**YOUR GOAL**
The material below holds a span beginning at the line with "Write a web" and ending at the line with "const rightTicks = [0, 30, 5];". Quote that span exactly, both ends included, and only that span.

**INPUT ROWS**
──────────────────────────────

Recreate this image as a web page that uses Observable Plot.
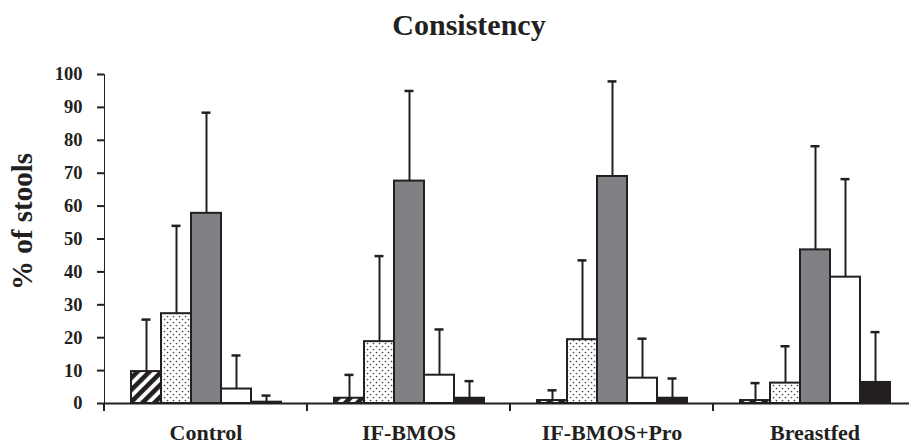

──────────────────────────────

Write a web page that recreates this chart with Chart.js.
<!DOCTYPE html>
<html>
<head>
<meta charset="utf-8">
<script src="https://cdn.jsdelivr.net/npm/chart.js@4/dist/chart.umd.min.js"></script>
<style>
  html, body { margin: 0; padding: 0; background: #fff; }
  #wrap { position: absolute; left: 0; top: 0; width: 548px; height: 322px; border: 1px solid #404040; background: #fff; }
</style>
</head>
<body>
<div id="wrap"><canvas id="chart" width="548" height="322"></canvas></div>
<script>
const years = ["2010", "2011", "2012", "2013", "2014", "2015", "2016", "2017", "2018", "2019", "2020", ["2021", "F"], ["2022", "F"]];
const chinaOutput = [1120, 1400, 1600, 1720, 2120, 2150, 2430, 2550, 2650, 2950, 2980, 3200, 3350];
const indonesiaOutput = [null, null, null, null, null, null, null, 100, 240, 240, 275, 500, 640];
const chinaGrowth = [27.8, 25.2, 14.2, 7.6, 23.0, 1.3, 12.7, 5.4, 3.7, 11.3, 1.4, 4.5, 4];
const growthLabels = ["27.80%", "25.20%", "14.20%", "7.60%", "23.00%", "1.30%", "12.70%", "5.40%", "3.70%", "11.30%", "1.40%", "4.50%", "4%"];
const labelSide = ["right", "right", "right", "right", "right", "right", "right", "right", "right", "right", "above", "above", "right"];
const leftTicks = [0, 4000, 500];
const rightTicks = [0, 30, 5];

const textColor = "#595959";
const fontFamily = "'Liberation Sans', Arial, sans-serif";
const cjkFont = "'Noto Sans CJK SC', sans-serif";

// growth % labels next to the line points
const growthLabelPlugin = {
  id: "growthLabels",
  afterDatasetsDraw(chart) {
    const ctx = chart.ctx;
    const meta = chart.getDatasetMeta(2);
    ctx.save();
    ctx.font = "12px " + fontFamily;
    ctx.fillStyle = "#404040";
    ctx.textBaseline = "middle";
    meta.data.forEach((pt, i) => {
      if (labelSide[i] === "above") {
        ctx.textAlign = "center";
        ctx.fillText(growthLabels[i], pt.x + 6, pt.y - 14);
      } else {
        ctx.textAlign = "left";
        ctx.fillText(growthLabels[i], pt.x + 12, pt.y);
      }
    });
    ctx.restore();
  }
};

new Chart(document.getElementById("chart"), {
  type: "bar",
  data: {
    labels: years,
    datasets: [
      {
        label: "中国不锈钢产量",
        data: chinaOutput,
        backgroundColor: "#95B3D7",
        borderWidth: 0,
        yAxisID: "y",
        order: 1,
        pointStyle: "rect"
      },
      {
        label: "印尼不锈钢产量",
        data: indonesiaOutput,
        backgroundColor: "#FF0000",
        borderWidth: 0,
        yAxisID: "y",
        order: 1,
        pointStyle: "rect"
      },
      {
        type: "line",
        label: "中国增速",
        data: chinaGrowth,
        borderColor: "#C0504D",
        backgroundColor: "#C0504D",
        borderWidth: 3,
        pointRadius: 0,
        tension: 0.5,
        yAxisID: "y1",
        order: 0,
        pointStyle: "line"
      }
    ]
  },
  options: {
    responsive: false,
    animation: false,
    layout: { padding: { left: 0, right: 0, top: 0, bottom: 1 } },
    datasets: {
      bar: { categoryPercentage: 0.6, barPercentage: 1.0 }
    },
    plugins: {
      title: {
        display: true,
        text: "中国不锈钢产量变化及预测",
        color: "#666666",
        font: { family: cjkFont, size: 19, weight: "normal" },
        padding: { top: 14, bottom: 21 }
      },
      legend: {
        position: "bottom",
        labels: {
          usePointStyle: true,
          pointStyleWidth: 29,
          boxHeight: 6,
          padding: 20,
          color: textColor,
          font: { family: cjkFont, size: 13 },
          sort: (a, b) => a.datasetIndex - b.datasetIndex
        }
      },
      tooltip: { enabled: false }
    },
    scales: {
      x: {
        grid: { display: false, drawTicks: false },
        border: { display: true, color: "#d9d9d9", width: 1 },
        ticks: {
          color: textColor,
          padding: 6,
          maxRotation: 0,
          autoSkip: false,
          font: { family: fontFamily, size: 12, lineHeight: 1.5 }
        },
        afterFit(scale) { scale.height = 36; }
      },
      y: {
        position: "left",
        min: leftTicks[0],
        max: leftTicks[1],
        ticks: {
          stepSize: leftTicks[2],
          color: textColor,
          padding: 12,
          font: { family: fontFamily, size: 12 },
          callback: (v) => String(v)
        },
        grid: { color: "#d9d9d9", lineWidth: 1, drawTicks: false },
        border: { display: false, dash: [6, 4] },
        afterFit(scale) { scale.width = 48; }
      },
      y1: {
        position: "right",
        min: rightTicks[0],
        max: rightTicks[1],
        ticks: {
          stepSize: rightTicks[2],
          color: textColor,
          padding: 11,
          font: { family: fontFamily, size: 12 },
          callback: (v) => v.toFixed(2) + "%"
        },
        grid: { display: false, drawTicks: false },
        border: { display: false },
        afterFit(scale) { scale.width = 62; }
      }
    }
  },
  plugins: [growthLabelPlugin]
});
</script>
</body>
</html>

──────────────────────────────

**RESULT BELOW**
Write a web page that recreates this chart with Chart.js.
<!DOCTYPE html>
<html>
<head>
<meta charset="utf-8">
<script src="https://cdn.jsdelivr.net/npm/chart.js@4/dist/chart.umd.min.js"></script>
<style>
  html, body { margin: 0; padding: 0; background: #fff; }
  #wrap { position: absolute; left: 0; top: 0; width: 548px; height: 322px; border: 1px solid #404040; background: #fff; }
</style>
</head>
<body>
<div id="wrap"><canvas id="chart" width="548" height="322"></canvas></div>
<script>
const years = ["2010", "2011", "2012", "2013", "2014", "2015", "2016", "2017", "2018", "2019", "2020", ["2021", "F"], ["2022", "F"]];
const chinaOutput = [1120, 1400, 1600, 1720, 2120, 2150, 2430, 2550, 2650, 2950, 2980, 3200, 3350];
const indonesiaOutput = [null, null, null, null, null, null, null, 100, 240, 240, 275, 500, 640];
const chinaGrowth = [27.8, 25.2, 14.2, 7.6, 23.0, 1.3, 12.7, 5.4, 3.7, 11.3, 1.4, 4.5, 4];
const growthLabels = ["27.80%", "25.20%", "14.20%", "7.60%", "23.00%", "1.30%", "12.70%", "5.40%", "3.70%", "11.30%", "1.40%", "4.50%", "4%"];
const labelSide = ["right", "right", "right", "right", "right", "right", "right", "right", "right", "right", "above", "above", "right"];
const leftTicks = [0, 4000, 500];
const rightTicks = [0, 30, 5];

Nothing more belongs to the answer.